== STATED EXERCISE ==
Return the lines below exactly, from the first line to the line that contains "var chart = echarts.init(document.getElementById('c'));". Leave out pictures.

== INFORMATION PROVIDED ==
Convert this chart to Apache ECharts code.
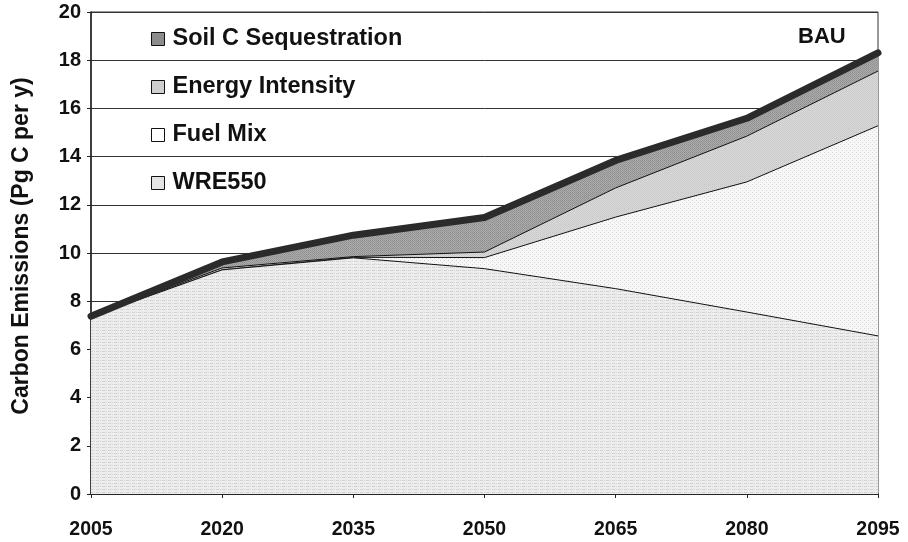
<!DOCTYPE html>
<html>
<head>
<meta charset="utf-8">
<script src="https://cdn.jsdelivr.net/npm/echarts@6/dist/echarts.min.js"></script>
<style>
html,body{margin:0;padding:0;background:#fff;}
#c{width:908px;height:542px;}
</style>
</head>
<body>
<div id="c"></div>
<script>
// Data (top of each wedge, Pg C per y)
var years = ['2005', '2020', '2035', '2050', '2065', '2080', '2095'];
var wre550 = [7.35, 9.3, 9.8, 9.35, 8.52, 7.55, 6.56];
var fuelMix = [7.35, 9.3, 9.82, 9.81, 11.49, 12.95, 15.28];
var energyIntensity = [7.35, 9.38, 9.85, 10.04, 12.7, 14.85, 17.55];
var bau = [7.38, 9.63, 10.74, 11.47, 13.84, 15.59, 18.3];
var yTicks = { min: 0, max: 20, interval: 2 };

var FONT = '"Liberation Sans", Arial, sans-serif';

// small repeating texture tiles (printed-screen look)
function tile(w, h, base, marks) {
  var cv = document.createElement('canvas');
  cv.width = w; cv.height = h;
  var ctx = cv.getContext('2d');
  ctx.fillStyle = base; ctx.fillRect(0, 0, w, h);
  marks.forEach(function (m) { ctx.fillStyle = m[2]; ctx.fillRect(m[0], m[1], 1, 1); });
  return { image: cv, repeat: 'repeat' };
}
var patWre = tile(6, 3, '#eeeeee', [[0,0,'#cfcfcf'],[1,0,'#d6d6d6'],[2,0,'#cfcfcf'],[4,0,'#d6d6d6'],[3,2,'#e2e2e2']]);
var patFuel = tile(4, 4, '#f7f7f7', [[0,0,'#d4d4d4'],[2,2,'#dcdcdc']]);
var patEnergy = tile(2, 2, '#dadada', [[0,0,'#c6c6c6'],[1,1,'#cdcdcd']]);
var patSoil = tile(2, 2, '#ababab', [[0,0,'#8e8e8e'],[1,1,'#979797']]);

var chart = echarts.init(document.getElementById('c'));

function areaSeries(name, data, fill, icon, z) {
  return {
    name: name, type: 'line', data: data, z: z,
    showSymbol: false, symbol: 'none', silent: true,
    lineStyle: { color: '#111', width: 1 },
    itemStyle: { color: icon },
    areaStyle: { color: fill, opacity: 1 }
  };
}

chart.setOption({
  animation: false,
  backgroundColor: '#fff',
  grid: { left: 91, right: 30, top: 12, bottom: 48, show: true, borderColor: '#333', borderWidth: 1, backgroundColor: 'transparent' },
  legend: {
    orient: 'vertical', left: 146, top: 22, itemGap: 24,
    itemWidth: 13, itemHeight: 13, icon: 'rect',
    textStyle: { fontFamily: FONT, fontWeight: 'bold', fontSize: 23.5, color: '#111', padding: [0, 0, 0, 3] },
    data: [
      { name: 'Soil C Sequestration', itemStyle: { color: '#8c8c8c', borderColor: '#111', borderWidth: 1 } },
      { name: 'Energy Intensity', itemStyle: { color: '#cfcfcf', borderColor: '#111', borderWidth: 1 } },
      { name: 'Fuel Mix', itemStyle: { color: '#ffffff', borderColor: '#111', borderWidth: 1 } },
      { name: 'WRE550', itemStyle: { color: '#e4e4e4', borderColor: '#111', borderWidth: 1 } }
    ]
  },
  xAxis: {
    type: 'category', data: years, boundaryGap: false,
    axisLine: { lineStyle: { color: '#222', width: 1.5 } },
    axisTick: { show: true, inside: false, length: 4, lineStyle: { color: '#222' } },
    axisLabel: { fontFamily: FONT, fontWeight: 'bold', fontSize: 19.5, color: '#111', margin: 26 },
    splitLine: { show: false }
  },
  yAxis: {
    type: 'value', min: yTicks.min, max: yTicks.max, interval: yTicks.interval,
    axisLine: { show: true, lineStyle: { color: '#222', width: 1.5 } },
    axisTick: { show: true, inside: false, length: 4, lineStyle: { color: '#222' } },
    axisLabel: { fontFamily: FONT, fontWeight: 'bold', fontSize: 20, color: '#111', margin: 10 },
    splitLine: { show: true, lineStyle: { color: '#333', width: 1 } }
  },
  series: [
    areaSeries('Soil C Sequestration', bau, patSoil, '#8c8c8c', 2),
    areaSeries('Energy Intensity', energyIntensity, patEnergy, '#cfcfcf', 3),
    areaSeries('Fuel Mix', fuelMix, patFuel, '#ffffff', 4),
    areaSeries('WRE550', wre550, patWre, '#e4e4e4', 5),
    {
      name: 'BAU', type: 'line', data: bau, z: 6, silent: true,
      showSymbol: false, symbol: 'none',
      lineStyle: { color: '#2b2b2b', width: 7, cap: 'round', join: 'round' },
      itemStyle: { color: '#2b2b2b' }
    }
  ],
  graphic: [
    { type: 'text', left: 798, top: 26, style: { text: 'BAU', fontFamily: FONT, fontWeight: 'bold', fontSize: 22, fill: '#111' } },
    { type: 'text', x: 22, y: 246, rotation: Math.PI / 2,
      style: { text: 'Carbon Emissions (Pg C per y)', fontFamily: FONT, fontWeight: 'bold', fontSize: 23, fill: '#111', align: 'center', verticalAlign: 'middle' } }
  ]
});
</script>
</body>
</html>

== TASK ANSWER ==
Convert this chart to Apache ECharts code.
<!DOCTYPE html>
<html>
<head>
<meta charset="utf-8">
<script src="https://cdn.jsdelivr.net/npm/echarts@6/dist/echarts.min.js"></script>
<style>
html,body{margin:0;padding:0;background:#fff;}
#c{width:908px;height:542px;}
</style>
</head>
<body>
<div id="c"></div>
<script>
// Data (top of each wedge, Pg C per y)
var years = ['2005', '2020', '2035', '2050', '2065', '2080', '2095'];
var wre550 = [7.35, 9.3, 9.8, 9.35, 8.52, 7.55, 6.56];
var fuelMix = [7.35, 9.3, 9.82, 9.81, 11.49, 12.95, 15.28];
var energyIntensity = [7.35, 9.38, 9.85, 10.04, 12.7, 14.85, 17.55];
var bau = [7.38, 9.63, 10.74, 11.47, 13.84, 15.59, 18.3];
var yTicks = { min: 0, max: 20, interval: 2 };

var FONT = '"Liberation Sans", Arial, sans-serif';

// small repeating texture tiles (printed-screen look)
function tile(w, h, base, marks) {
  var cv = document.createElement('canvas');
  cv.width = w; cv.height = h;
  var ctx = cv.getContext('2d');
  ctx.fillStyle = base; ctx.fillRect(0, 0, w, h);
  marks.forEach(function (m) { ctx.fillStyle = m[2]; ctx.fillRect(m[0], m[1], 1, 1); });
  return { image: cv, repeat: 'repeat' };
}
var patWre = tile(6, 3, '#eeeeee', [[0,0,'#cfcfcf'],[1,0,'#d6d6d6'],[2,0,'#cfcfcf'],[4,0,'#d6d6d6'],[3,2,'#e2e2e2']]);
var patFuel = tile(4, 4, '#f7f7f7', [[0,0,'#d4d4d4'],[2,2,'#dcdcdc']]);
var patEnergy = tile(2, 2, '#dadada', [[0,0,'#c6c6c6'],[1,1,'#cdcdcd']]);
var patSoil = tile(2, 2, '#ababab', [[0,0,'#8e8e8e'],[1,1,'#979797']]);

var chart = echarts.init(document.getElementById('c'));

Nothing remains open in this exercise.